Exercise
Repeat all the material exactly; pictures stay out of your copy.

Dataset excerpt
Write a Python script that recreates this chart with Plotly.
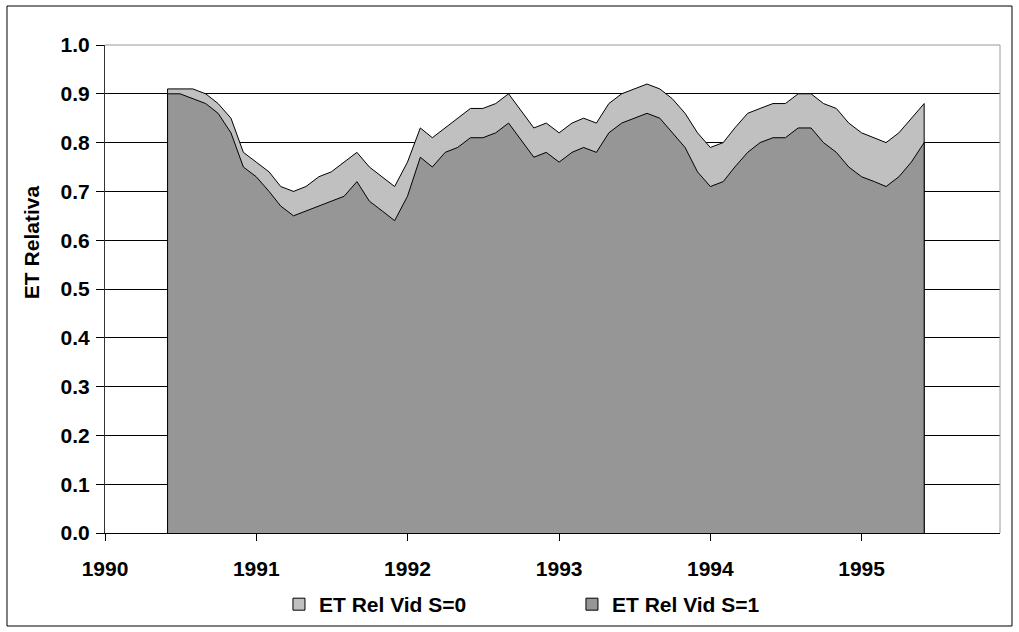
import pandas as pd
import plotly.graph_objects as go

# Monthly dates, June 1990 – June 1995
months = pd.date_range("1990-06-01", "1995-06-01", freq="MS")

et_rel_s0 = [0.91, 0.91, 0.91, 0.90, 0.88, 0.85, 0.78, 0.76, 0.74, 0.71,
             0.70, 0.71, 0.73, 0.74, 0.76, 0.78, 0.75, 0.73, 0.71, 0.76,
             0.83, 0.81, 0.83, 0.85, 0.87, 0.87, 0.88, 0.90, 0.865, 0.83,
             0.84, 0.82, 0.84, 0.85, 0.84, 0.88, 0.90, 0.91, 0.92, 0.91,
             0.89, 0.86, 0.82, 0.79, 0.80, 0.83, 0.86, 0.87, 0.88, 0.88,
             0.90, 0.90, 0.88, 0.87, 0.84, 0.82, 0.81, 0.80, 0.82, 0.85,
             0.88]

et_rel_s1 = [0.90, 0.90, 0.89, 0.88, 0.86, 0.82, 0.75, 0.73, 0.70, 0.67,
             0.65, 0.66, 0.67, 0.68, 0.69, 0.72, 0.68, 0.66, 0.64, 0.69,
             0.77, 0.75, 0.78, 0.79, 0.81, 0.81, 0.82, 0.84, 0.805, 0.77,
             0.78, 0.76, 0.78, 0.79, 0.78, 0.82, 0.84, 0.85, 0.86, 0.85,
             0.82, 0.79, 0.74, 0.71, 0.72, 0.75, 0.78, 0.80, 0.81, 0.81,
             0.83, 0.83, 0.80, 0.78, 0.75, 0.73, 0.72, 0.71, 0.73, 0.76,
             0.80]

series_names = ["ET Rel Vid S=0", "ET Rel Vid S=1"]
series_colors = ["#C0C0C0", "#969696"]

year_ticks = ["1990-01-01", "1991-01-01", "1992-01-01", "1993-01-01", "1994-01-01", "1995-01-01"]
year_labels = ["1990", "1991", "1992", "1993", "1994", "1995"]
y_ticks = [0.0, 0.1, 0.2, 0.3, 0.4, 0.5, 0.6, 0.7, 0.8, 0.9, 1.0]
y_title = "ET Relativa"

FONT = "Liberation Sans, Arial, sans-serif"

fig = go.Figure()
for name, vals, col in zip(series_names, [et_rel_s0, et_rel_s1], series_colors):
    xs = [months[0]] + list(months) + [months[-1]]
    ys = [0] + list(vals) + [0]
    fig.add_trace(go.Scatter(
        x=xs, y=ys, name=name, mode="lines", fill="toself",
        fillcolor=col, line=dict(color="black", width=1),
        hoverinfo="skip", showlegend=False,
    ))

# legend entries (square swatches)
for name, col in zip(series_names, series_colors):
    fig.add_trace(go.Scatter(
        x=[None], y=[None], mode="markers", name="<b>" + name + "</b>",
        marker=dict(symbol="square", size=12, color=col,
                    line=dict(color="black", width=1)),
        showlegend=True, hoverinfo="skip",
    ))

fig.update_layout(
    width=1019, height=632,
    margin=dict(l=105, r=19, t=45, b=99, autoexpand=False),
    paper_bgcolor="white", plot_bgcolor="white",
    font=dict(family=FONT, size=21, color="black"),
    showlegend=True,
    legend=dict(
        orientation="h", xref="container", yref="container",
        x=0.5613, xanchor="center", y=0.0759, yanchor="top",
        font=dict(family=FONT, size=21, color="black"),
        entrywidth=248, bgcolor="rgba(0,0,0,0)",
    ),
    xaxis=dict(
        type="date", range=["1990-01-01", "1995-12-01"],
        tickvals=year_ticks, ticktext=year_labels,
        ticks="outside", ticklen=7, tickcolor="black", tickwidth=1,
        ticklabelstandoff=10, automargin=False,
        showline=True, linecolor="black", linewidth=1,
        showgrid=False, zeroline=False,
        tickfont=dict(family=FONT, size=21, color="black", weight="bold"),
    ),
    yaxis=dict(
        range=[0, 1], tickvals=y_ticks, tickformat=".1f",
        ticks="outside", ticklen=8, tickcolor="black", tickwidth=1,
        ticklabelstandoff=2, automargin=False,
        showline=True, linecolor="#333333", linewidth=1,
        showgrid=True, gridcolor="black", gridwidth=1,
        zeroline=False,
        tickfont=dict(family=FONT, size=21, color="black", weight="bold"),
    ),
    annotations=[
        dict(text="<b>" + y_title + "</b>", xref="paper", yref="paper",
             x=-0.0827, y=0.596, xanchor="center", yanchor="middle",
             textangle=-90, showarrow=False,
             font=dict(family=FONT, size=21, color="black")),
    ],
    shapes=[
        dict(type="line", xref="paper", yref="paper", x0=0, x1=1, y0=1, y1=1,
             line=dict(color="#9a9a9a", width=1), layer="above"),
        dict(type="line", xref="paper", yref="paper", x0=1, x1=1, y0=0, y1=1,
             line=dict(color="#9a9a9a", width=1), layer="above"),
        dict(type="rect", xref="paper", yref="paper",
             x0=-0.1095, x1=1.0134, y0=-0.1906, y1=1.0799,
             line=dict(color="black", width=1), fillcolor="rgba(0,0,0,0)",
             layer="above"),
    ],
)

fig.write_html("out.html")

Output for this task
Write a Python script that recreates this chart with Plotly.
import pandas as pd
import plotly.graph_objects as go

# Monthly dates, June 1990 – June 1995
months = pd.date_range("1990-06-01", "1995-06-01", freq="MS")

et_rel_s0 = [0.91, 0.91, 0.91, 0.90, 0.88, 0.85, 0.78, 0.76, 0.74, 0.71,
             0.70, 0.71, 0.73, 0.74, 0.76, 0.78, 0.75, 0.73, 0.71, 0.76,
             0.83, 0.81, 0.83, 0.85, 0.87, 0.87, 0.88, 0.90, 0.865, 0.83,
             0.84, 0.82, 0.84, 0.85, 0.84, 0.88, 0.90, 0.91, 0.92, 0.91,
             0.89, 0.86, 0.82, 0.79, 0.80, 0.83, 0.86, 0.87, 0.88, 0.88,
             0.90, 0.90, 0.88, 0.87, 0.84, 0.82, 0.81, 0.80, 0.82, 0.85,
             0.88]

et_rel_s1 = [0.90, 0.90, 0.89, 0.88, 0.86, 0.82, 0.75, 0.73, 0.70, 0.67,
             0.65, 0.66, 0.67, 0.68, 0.69, 0.72, 0.68, 0.66, 0.64, 0.69,
             0.77, 0.75, 0.78, 0.79, 0.81, 0.81, 0.82, 0.84, 0.805, 0.77,
             0.78, 0.76, 0.78, 0.79, 0.78, 0.82, 0.84, 0.85, 0.86, 0.85,
             0.82, 0.79, 0.74, 0.71, 0.72, 0.75, 0.78, 0.80, 0.81, 0.81,
             0.83, 0.83, 0.80, 0.78, 0.75, 0.73, 0.72, 0.71, 0.73, 0.76,
             0.80]

series_names = ["ET Rel Vid S=0", "ET Rel Vid S=1"]
series_colors = ["#C0C0C0", "#969696"]

year_ticks = ["1990-01-01", "1991-01-01", "1992-01-01", "1993-01-01", "1994-01-01", "1995-01-01"]
year_labels = ["1990", "1991", "1992", "1993", "1994", "1995"]
y_ticks = [0.0, 0.1, 0.2, 0.3, 0.4, 0.5, 0.6, 0.7, 0.8, 0.9, 1.0]
y_title = "ET Relativa"

FONT = "Liberation Sans, Arial, sans-serif"

fig = go.Figure()
for name, vals, col in zip(series_names, [et_rel_s0, et_rel_s1], series_colors):
    xs = [months[0]] + list(months) + [months[-1]]
    ys = [0] + list(vals) + [0]
    fig.add_trace(go.Scatter(
        x=xs, y=ys, name=name, mode="lines", fill="toself",
        fillcolor=col, line=dict(color="black", width=1),
        hoverinfo="skip", showlegend=False,
    ))

# legend entries (square swatches)
for name, col in zip(series_names, series_colors):
    fig.add_trace(go.Scatter(
        x=[None], y=[None], mode="markers", name="<b>" + name + "</b>",
        marker=dict(symbol="square", size=12, color=col,
                    line=dict(color="black", width=1)),
        showlegend=True, hoverinfo="skip",
    ))

fig.update_layout(
    width=1019, height=632,
    margin=dict(l=105, r=19, t=45, b=99, autoexpand=False),
    paper_bgcolor="white", plot_bgcolor="white",
    font=dict(family=FONT, size=21, color="black"),
    showlegend=True,
    legend=dict(
        orientation="h", xref="container", yref="container",
        x=0.5613, xanchor="center", y=0.0759, yanchor="top",
        font=dict(family=FONT, size=21, color="black"),
        entrywidth=248, bgcolor="rgba(0,0,0,0)",
    ),
    xaxis=dict(
        type="date", range=["1990-01-01", "1995-12-01"],
        tickvals=year_ticks, ticktext=year_labels,
        ticks="outside", ticklen=7, tickcolor="black", tickwidth=1,
        ticklabelstandoff=10, automargin=False,
        showline=True, linecolor="black", linewidth=1,
        showgrid=False, zeroline=False,
        tickfont=dict(family=FONT, size=21, color="black", weight="bold"),
    ),
    yaxis=dict(
        range=[0, 1], tickvals=y_ticks, tickformat=".1f",
        ticks="outside", ticklen=8, tickcolor="black", tickwidth=1,
        ticklabelstandoff=2, automargin=False,
        showline=True, linecolor="#333333", linewidth=1,
        showgrid=True, gridcolor="black", gridwidth=1,
        zeroline=False,
        tickfont=dict(family=FONT, size=21, color="black", weight="bold"),
    ),
    annotations=[
        dict(text="<b>" + y_title + "</b>", xref="paper", yref="paper",
             x=-0.0827, y=0.596, xanchor="center", yanchor="middle",
             textangle=-90, showarrow=False,
             font=dict(family=FONT, size=21, color="black")),
    ],
    shapes=[
        dict(type="line", xref="paper", yref="paper", x0=0, x1=1, y0=1, y1=1,
             line=dict(color="#9a9a9a", width=1), layer="above"),
        dict(type="line", xref="paper", yref="paper", x0=1, x1=1, y0=0, y1=1,
             line=dict(color="#9a9a9a", width=1), layer="above"),
        dict(type="rect", xref="paper", yref="paper",
             x0=-0.1095, x1=1.0134, y0=-0.1906, y1=1.0799,
             line=dict(color="black", width=1), fillcolor="rgba(0,0,0,0)",
             layer="above"),
    ],
)

fig.write_html("out.html")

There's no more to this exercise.